Finding Your Authentic Self in the Game

The solution isn’t to become a completely different person or to stubbornly refuse to grow at all. It’s about selective authenticity – choosing which parts of yourself to amplify and which parts to keep private.

I learned to think of it like having different outfits for different occasions. You might wear business clothes to work, but that doesn’t mean you’ve lost your identity as someone who loves weekend sweatpants. The key is making sure you remember what your sweatpants self actually wants and values.

Some changes are actually positive. Learning about wine taught me what I genuinely enjoy. Visiting museums opened up interests I didn’t know I had. But I also made a point of maintaining friendships and hobbies that had nothing to do with my arrangement. Those became my identity anchors.

The Long Game of Staying You

The sugar babies who thrive long-term are the ones who figure out how to enhance themselves without erasing themselves. They use the opportunities for genuine growth while maintaining their core personality and values.

I started keeping a journal specifically about my own thoughts and feelings – not related to my sugar daddy or arrangements. Just my actual opinions about movies, books, politics, whatever. It sounds basic, but when you’re constantly performing, you can lose track of your genuine reactions to things.

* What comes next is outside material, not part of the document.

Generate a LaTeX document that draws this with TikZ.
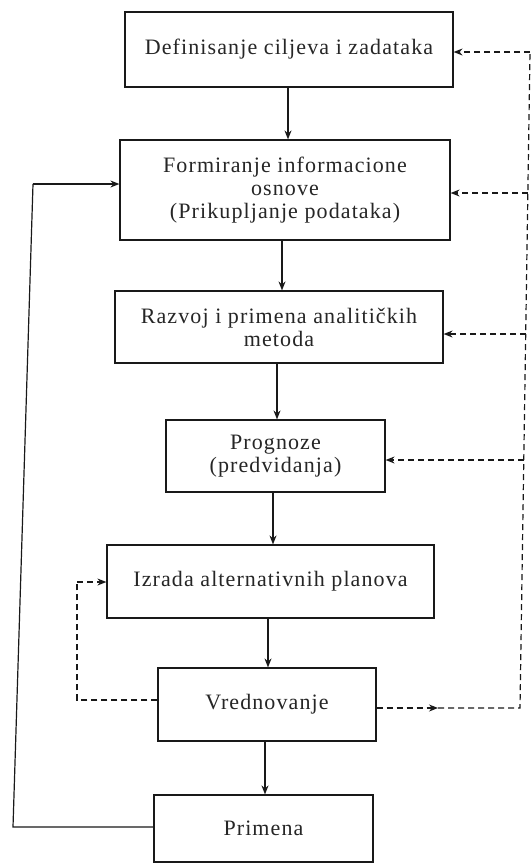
\documentclass[tikz,border=0pt]{standalone}
\usepackage{fontspec}
\setmainfont[LetterSpace=5]{Liberation Serif}
\usetikzlibrary{arrows.meta}
\begin{document}
\begin{tikzpicture}[x=1pt,y=-1pt,
  box/.style={draw=black!90,line width=1.2pt,rectangle,align=center,inner sep=0pt,
    font=\fontsize{22}{23}\selectfont,text=black!85},
  arr/.style={draw=black!90,line width=1.2pt,-{Stealth[length=9pt,width=7pt]}},
  ln/.style={draw=black!90,line width=1.2pt},
  dsh/.style={draw=black!90,line width=1.2pt,dash pattern=on 6pt off 4pt},
  darr/.style={dsh,-{Stealth[length=9pt,width=7pt]}}]
\useasboundingbox (0,0) rectangle (532,863);
\fill[white] (0,0) rectangle (532,863);

\node[box,minimum width=328pt,minimum height=75pt] (a) at (289,49.5) {Definisanje ciljeva i zadataka};
\node[box,minimum width=330pt,minimum height=100pt] (b) at (285,190) {Formiranje informacione\\osnove\\(Prikupljanje podataka)};
\node[box,minimum width=328pt,minimum height=72pt] (c) at (279,327) {Razvoj i primena analitičkih\\metoda};
\node[box,minimum width=219pt,minimum height=72pt] (d) at (275.5,456) {Prognoze\\(predvidanja)};
\node[box,minimum width=327pt,minimum height=73pt] (e) at (270.5,581.5) {Izrada alternativnih planova};
\node[box,minimum width=218pt,minimum height=73pt] (f) at (267,704.5) {Vrednovanje};
\node[box,minimum width=219pt,minimum height=67pt] (g) at (263.5,828.5) {Primena};

% main flow
\coordinate (A1) at (288,0);
\coordinate (A2) at (282,0);
\coordinate (A3) at (277,0);
\coordinate (A4) at (273,0);
\coordinate (A5) at (268,0);
\coordinate (A6) at (265,0);
\draw[arr] (a.south -| A1) -- (b.north -| A1);
\draw[arr] (b.south -| A2) -- (c.north -| A2);
\draw[arr] (c.south -| A3) -- (d.north -| A3);
\draw[arr] (d.south -| A4) -- (e.north -| A4);
\draw[arr] (e.south -| A5) -- (f.north -| A5);
\draw[arr] (f.south -| A6) -- (g.north -| A6);

% left feedback (solid)
\coordinate (L1) at (13,827);
\coordinate (L2) at (33,184);
\draw[ln] (g.west |- L1) -- (L1) -- (L2);
\draw[arr] (L2) -- (b.west |- L2);

% left feedback (dashed)
\coordinate (M1) at (77,700);
\coordinate (M2) at (77,582);
\draw[dsh] (f.west |- M1) -- (M1) -- (M2);
\draw[darr] (M2) -- (e.west |- M2);

% right feedback (dashed)
\coordinate (R5) at (520,708);
\coordinate (R5m) at (438,708);
\coordinate (R1) at (530,52);
\coordinate (R2) at (528,193);
\coordinate (R3) at (525.7,334);
\coordinate (R4) at (523.8,460);
\draw[darr] (f.east |- R5) -- (R5m);
\draw[dsh] (R5m) -- (R5) -- (R1);
\draw[darr] (R1) -- (a.east |- R1);
\draw[darr] (R2) -- (b.east |- R2);
\draw[darr] (R3) -- (c.east |- R3);
\draw[darr] (R4) -- (d.east |- R4);
\end{tikzpicture}
\end{document}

The reality is that sugar dating will change you, whether you want it to or not. You’ll become more confident in certain situations, develop tastes you didn’t have before, and probably get better at reading people. The question is whether you’re steering those changes or just letting them happen to you.

Your sugar baby identity doesn’t have to be a crisis. It can be an expansion of who you already are, with better shoes and more expensive dinners. But only if you stay conscious about who’s making the decisions – the role you’re playing or the person you actually are underneath it all.